## Dataset records
----

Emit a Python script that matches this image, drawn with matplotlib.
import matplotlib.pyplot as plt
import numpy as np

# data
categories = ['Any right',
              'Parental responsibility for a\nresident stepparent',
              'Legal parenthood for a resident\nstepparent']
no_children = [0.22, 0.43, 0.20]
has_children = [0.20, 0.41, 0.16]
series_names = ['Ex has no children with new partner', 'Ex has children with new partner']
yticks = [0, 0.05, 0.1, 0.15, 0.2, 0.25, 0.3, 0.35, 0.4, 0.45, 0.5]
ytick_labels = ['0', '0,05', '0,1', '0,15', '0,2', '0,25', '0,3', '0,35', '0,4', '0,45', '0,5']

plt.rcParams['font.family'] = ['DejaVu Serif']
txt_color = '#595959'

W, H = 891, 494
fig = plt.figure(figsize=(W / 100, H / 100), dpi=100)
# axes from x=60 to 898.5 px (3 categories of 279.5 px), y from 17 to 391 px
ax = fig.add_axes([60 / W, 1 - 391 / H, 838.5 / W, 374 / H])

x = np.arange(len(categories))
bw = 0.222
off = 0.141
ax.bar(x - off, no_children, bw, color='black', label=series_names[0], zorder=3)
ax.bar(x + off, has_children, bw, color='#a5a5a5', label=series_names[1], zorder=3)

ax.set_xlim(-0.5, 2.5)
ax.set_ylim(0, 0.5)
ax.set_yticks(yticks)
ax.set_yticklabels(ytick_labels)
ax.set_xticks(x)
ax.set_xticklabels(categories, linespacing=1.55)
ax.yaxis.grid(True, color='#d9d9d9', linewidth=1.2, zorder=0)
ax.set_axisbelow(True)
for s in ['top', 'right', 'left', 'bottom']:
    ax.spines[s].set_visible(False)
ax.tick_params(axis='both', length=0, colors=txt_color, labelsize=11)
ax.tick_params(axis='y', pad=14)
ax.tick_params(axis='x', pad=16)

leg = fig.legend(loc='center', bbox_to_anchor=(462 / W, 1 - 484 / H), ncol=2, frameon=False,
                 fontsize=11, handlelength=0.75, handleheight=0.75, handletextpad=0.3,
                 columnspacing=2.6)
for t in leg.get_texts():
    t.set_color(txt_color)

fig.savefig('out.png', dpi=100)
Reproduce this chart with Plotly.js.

----

## Objective
From the listing above, extract all records word for word.

## Exercise output
Emit a Python script that matches this image, drawn with matplotlib.
import matplotlib.pyplot as plt
import numpy as np

# data
categories = ['Any right',
              'Parental responsibility for a\nresident stepparent',
              'Legal parenthood for a resident\nstepparent']
no_children = [0.22, 0.43, 0.20]
has_children = [0.20, 0.41, 0.16]
series_names = ['Ex has no children with new partner', 'Ex has children with new partner']
yticks = [0, 0.05, 0.1, 0.15, 0.2, 0.25, 0.3, 0.35, 0.4, 0.45, 0.5]
ytick_labels = ['0', '0,05', '0,1', '0,15', '0,2', '0,25', '0,3', '0,35', '0,4', '0,45', '0,5']

plt.rcParams['font.family'] = ['DejaVu Serif']
txt_color = '#595959'

W, H = 891, 494
fig = plt.figure(figsize=(W / 100, H / 100), dpi=100)
# axes from x=60 to 898.5 px (3 categories of 279.5 px), y from 17 to 391 px
ax = fig.add_axes([60 / W, 1 - 391 / H, 838.5 / W, 374 / H])

x = np.arange(len(categories))
bw = 0.222
off = 0.141
ax.bar(x - off, no_children, bw, color='black', label=series_names[0], zorder=3)
ax.bar(x + off, has_children, bw, color='#a5a5a5', label=series_names[1], zorder=3)

ax.set_xlim(-0.5, 2.5)
ax.set_ylim(0, 0.5)
ax.set_yticks(yticks)
ax.set_yticklabels(ytick_labels)
ax.set_xticks(x)
ax.set_xticklabels(categories, linespacing=1.55)
ax.yaxis.grid(True, color='#d9d9d9', linewidth=1.2, zorder=0)
ax.set_axisbelow(True)
for s in ['top', 'right', 'left', 'bottom']:
    ax.spines[s].set_visible(False)
ax.tick_params(axis='both', length=0, colors=txt_color, labelsize=11)
ax.tick_params(axis='y', pad=14)
ax.tick_params(axis='x', pad=16)

leg = fig.legend(loc='center', bbox_to_anchor=(462 / W, 1 - 484 / H), ncol=2, frameon=False,
                 fontsize=11, handlelength=0.75, handleheight=0.75, handletextpad=0.3,
                 columnspacing=2.6)
for t in leg.get_texts():
    t.set_color(txt_color)

fig.savefig('out.png', dpi=100)
Reproduce this chart with Plotly.js.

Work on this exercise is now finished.